▶ Prompt: Begin with the first line of the material and write out each line exactly, ending with the line that contains "1.8, 1.9, 2.0];". Pictures are not part of the copy.

▶ Supplied information:
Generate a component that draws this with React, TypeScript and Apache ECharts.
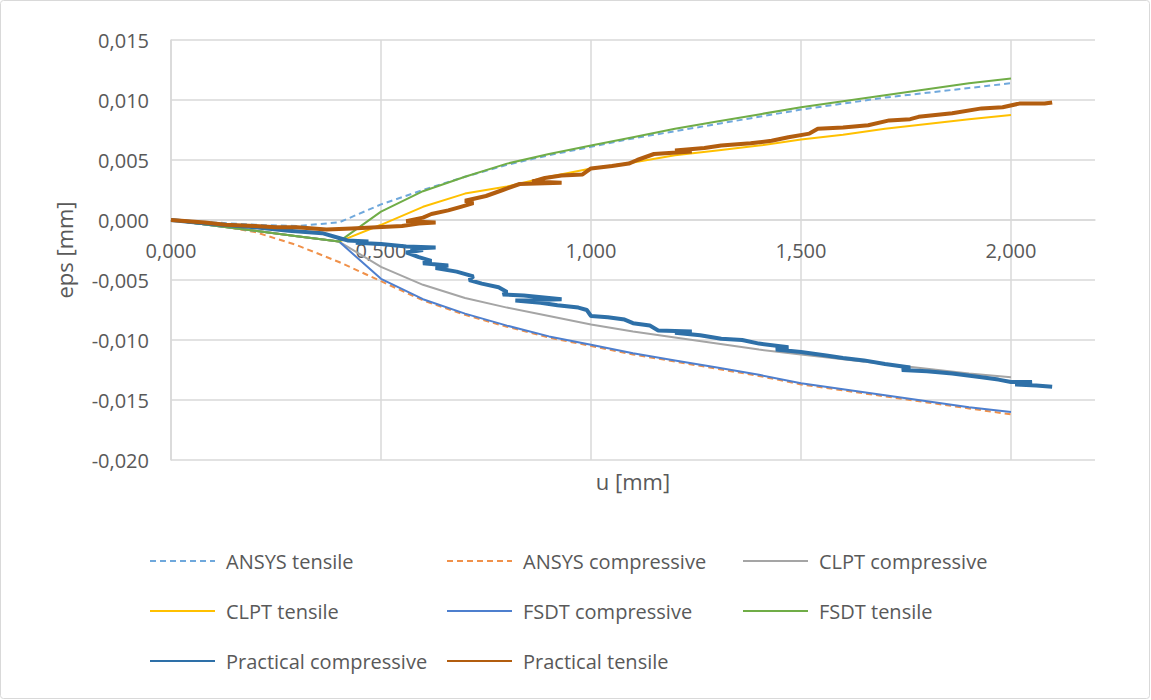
import React, { useEffect, useRef } from "react";
import * as echarts from "echarts";

// Model curves share the same u positions
const uModel = [0, 0.1, 0.2, 0.3, 0.4, 0.5, 0.6, 0.7, 0.8, 0.9, 1.0, 1.1, 1.2, 1.3, 1.4, 1.5, 1.6, 1.7, 1.8, 1.9, 2.0];

const ansysTensile = [0, -0.0002, -0.0004, -0.0005, -0.0002, 0.0013, 0.0025, 0.0036, 0.0046, 0.0054, 0.0061, 0.0068, 0.0074, 0.0080, 0.0086, 0.0092, 0.0097, 0.0102, 0.0106, 0.0110, 0.0114];
const ansysCompressive = [0, -0.0004, -0.0010, -0.0021, -0.0035, -0.0051, -0.0067, -0.0079, -0.0089, -0.0098, -0.0105, -0.0112, -0.0118, -0.0124, -0.0130, -0.0137, -0.0142, -0.0147, -0.0152, -0.0157, -0.0162];
const clptCompressive = [0, -0.00045, -0.0009, -0.00135, -0.0018, -0.0039, -0.0054, -0.0065, -0.0073, -0.0080, -0.0087, -0.0093, -0.0098, -0.0103, -0.0108, -0.0112, -0.0116, -0.0120, -0.0124, -0.0128, -0.0131];
const clptTensile = [0, -0.00045, -0.0009, -0.00135, -0.0018, -0.0004, 0.0011, 0.0022, 0.0028, 0.0036, 0.0043, 0.0048, 0.0054, 0.0058, 0.0062, 0.0067, 0.0071, 0.0076, 0.0080, 0.0084, 0.00875];
const fsdtCompressive = [0, -0.00045, -0.0009, -0.00135, -0.0018, -0.0049, -0.0066, -0.0078, -0.0088, -0.0097, -0.0104, -0.0111, -0.0117, -0.0123, -0.0129, -0.0136, -0.0141, -0.0146, -0.0151, -0.0156, -0.0160];
const fsdtTensile = [0, -0.00045, -0.0009, -0.00135, -0.0018, 0.0007, 0.0024, 0.0036, 0.0047, 0.0055, 0.0062, 0.0069, 0.0076, 0.0082, 0.0088, 0.0094, 0.0099, 0.0104, 0.0109, 0.0114, 0.0118];

// Measured (noisy) curves
const uPracComp = [0, 0.06, 0.12, 0.2, 0.28, 0.36, 0.40, 0.42, 0.47, 0.44, 0.50, 0.56, 0.63, 0.57, 0.60, 0.56, 0.59, 0.62, 0.60, 0.66, 0.63, 0.68, 0.72, 0.71, 0.74, 0.78, 0.80, 0.79, 0.84, 0.93, 0.82, 0.88, 0.92, 0.97, 0.99, 1.00, 1.04, 1.08, 1.10, 1.14, 1.16, 1.24, 1.20, 1.26, 1.31, 1.36, 1.40, 1.47, 1.44, 1.50, 1.56, 1.60, 1.65, 1.70, 1.76, 1.74, 1.80, 1.86, 1.93, 1.97, 2.00, 2.05, 2.01, 2.06, 2.098];
const epsPracComp = [0, -0.0002, -0.0004, -0.0006, -0.0009, -0.0011, -0.0015, -0.0017, -0.0018, -0.0019, -0.0020, -0.0022, -0.0023, -0.0024, -0.0025, -0.0027, -0.0031, -0.0034, -0.0036, -0.0038, -0.0040, -0.0043, -0.0047, -0.0050, -0.0053, -0.0056, -0.0060, -0.0062, -0.0063, -0.0066, -0.0067, -0.0069, -0.0071, -0.0073, -0.0075, -0.0080, -0.0081, -0.0083, -0.0086, -0.0088, -0.0092, -0.0093, -0.0094, -0.0096, -0.0099, -0.0100, -0.0103, -0.0106, -0.0108, -0.0110, -0.0113, -0.0115, -0.0117, -0.0120, -0.0123, -0.0125, -0.0126, -0.0128, -0.0131, -0.0133, -0.0135, -0.0135, -0.0137, -0.0138, -0.0139];

const uPracTens = [0, 0.08, 0.13, 0.2, 0.25, 0.3, 0.37, 0.43, 0.49, 0.55, 0.59, 0.63, 0.56, 0.60, 0.62, 0.66, 0.69, 0.72, 0.70, 0.75, 0.79, 0.83, 0.93, 0.86, 0.89, 0.93, 0.98, 1.00, 1.05, 1.09, 1.11, 1.15, 1.24, 1.20, 1.27, 1.31, 1.38, 1.43, 1.47, 1.52, 1.54, 1.60, 1.66, 1.71, 1.76, 1.78, 1.86, 1.93, 1.98, 2.02, 2.08, 2.098];
const epsPracTens = [0, -0.0002, -0.0004, -0.0005, -0.0006, -0.0006, -0.0008, -0.0007, -0.0006, -0.0005, -0.0003, -0.0002, -0.0001, 0.0002, 0.0005, 0.0008, 0.0011, 0.0014, 0.0016, 0.0020, 0.0025, 0.0030, 0.0031, 0.0032, 0.0035, 0.0037, 0.0038, 0.0043, 0.0045, 0.0047, 0.0050, 0.0055, 0.0057, 0.0058, 0.0060, 0.0062, 0.0064, 0.0066, 0.0069, 0.0072, 0.0076, 0.0077, 0.0079, 0.0083, 0.0084, 0.0086, 0.0089, 0.0093, 0.0094, 0.0097, 0.0097, 0.0098];

const seriesNames = [
  "ANSYS tensile",
  "ANSYS compressive",
  "CLPT compressive",
  "CLPT tensile",
  "FSDT compressive",
  "FSDT tensile",
  "Practical compressive",
  "Practical tensile",
];

const xTicks = { min: 0, max: 2.2, interval: 0.5 };
const yTicks = { min: -0.02, max: 0.015, interval: 0.005 };

const zip = (xs: number[], ys: number[]) => xs.map((x, i) => [x, ys[i]]);
const fmt = (v: number) => v.toFixed(3).replace(".", ",");

const FONT = "'Open Sans', 'Noto Sans', sans-serif";
const TXT = "#595959";
const GRID = "#d9d9d9";

export default function App() {
  const ref = useRef<HTMLDivElement>(null);
  useEffect(() => {
    if (!ref.current) return;
    const chart = echarts.init(ref.current, undefined, { renderer: "svg" });
    const line = (name: string, data: number[][], color: string, width: number, dashed = false, z = 2) => ({
      name,
      type: "line",
      data,
      symbol: "none",
      showSymbol: false,
      z,
      lineStyle: { color, width, type: dashed ? [6, 4] : "solid" },
      itemStyle: { color },
    });
    const legendCommon = {
      orient: "vertical",
      top: 551,
      itemWidth: 65,
      itemHeight: 14,
      itemGap: 30,
      padding: 0,
      itemStyle: { opacity: 0 },
      textStyle: { fontFamily: FONT, fontSize: 20, color: TXT, lineHeight: 20, padding: [0, 0, 0, 6] },
    };
    chart.setOption({
      animation: false,
      backgroundColor: "#ffffff",
      textStyle: { fontFamily: FONT },
      grid: { left: 171, right: 56, top: 40, bottom: 240, containLabel: false, outerBoundsMode: "none" },
      graphic: [
        {
          type: "rect",
          shape: { x: 0.5, y: 0.5, width: 1149, height: 698, r: 3 },
          style: { fill: "none", stroke: GRID, lineWidth: 1 },
          silent: true,
        },
      ],
      legend: [
        { ...legendCommon, left: 149, data: [seriesNames[0], seriesNames[3], seriesNames[6]] },
        { ...legendCommon, left: 446, data: [seriesNames[1], seriesNames[4], seriesNames[7]] },
        { ...legendCommon, left: 742, data: [seriesNames[2], seriesNames[5]] },
      ],
      xAxis: {
        type: "value",
        position: "bottom",
        offset: -240,
        min: xTicks.min,
        max: xTicks.max,
        interval: xTicks.interval,
        name: "u [mm]",
        nameLocation: "middle",
        nameGap: 250,
        nameTextStyle: { fontFamily: FONT, fontSize: 22, color: TXT },
        axisLine: { show: true, onZero: false, lineStyle: { color: GRID, width: 1.5 } },
        axisTick: { show: false },
        axisLabel: { fontFamily: FONT, fontSize: 20, color: TXT, margin: 20, formatter: fmt, showMaxLabel: false },
        splitLine: { show: true, showMaxLine: false, lineStyle: { color: GRID, width: 1.5 } },
      },
      yAxis: {
        type: "value",
        min: yTicks.min,
        max: yTicks.max,
        interval: yTicks.interval,
        name: "eps [mm]",
        nameLocation: "middle",
        nameGap: 96,
        nameTextStyle: { fontFamily: FONT, fontSize: 22, color: TXT },
        axisLine: { show: true, onZero: false, lineStyle: { color: GRID, width: 1.5 } },
        axisTick: { show: false },
        axisLabel: { fontFamily: FONT, fontSize: 20, color: TXT, margin: 22, formatter: fmt },
        splitLine: { show: true, lineStyle: { color: GRID, width: 1.5 } },
      },
      series: [
        line(seriesNames[0], zip(uModel, ansysTensile), "#6fa8dc", 2, true, 2),
        line(seriesNames[1], zip(uModel, ansysCompressive), "#f0914a", 2, true, 2),
        line(seriesNames[2], zip(uModel, clptCompressive), "#a5a5a5", 2, false, 3),
        line(seriesNames[3], zip(uModel, clptTensile), "#ffc000", 2, false, 3),
        line(seriesNames[4], zip(uModel, fsdtCompressive), "#4e7fce", 2, false, 4),
        line(seriesNames[5], zip(uModel, fsdtTensile), "#70ad47", 2, false, 4),
        line(seriesNames[6], zip(uPracComp, epsPracComp), "#2e70a8", 4, false, 5),
        line(seriesNames[7], zip(uPracTens, epsPracTens), "#b25d0f", 4, false, 6),
      ],
    });
    return () => chart.dispose();
  }, []);
  return (
    <div
      ref={ref}
      style={{ position: "fixed", left: 0, top: 0, width: 1151, height: 700 }}
    />
  );
}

▶ Answer to this problem:
Generate a component that draws this with React, TypeScript and Apache ECharts.
import React, { useEffect, useRef } from "react";
import * as echarts from "echarts";

// Model curves share the same u positions
const uModel = [0, 0.1, 0.2, 0.3, 0.4, 0.5, 0.6, 0.7, 0.8, 0.9, 1.0, 1.1, 1.2, 1.3, 1.4, 1.5, 1.6, 1.7, 1.8, 1.9, 2.0];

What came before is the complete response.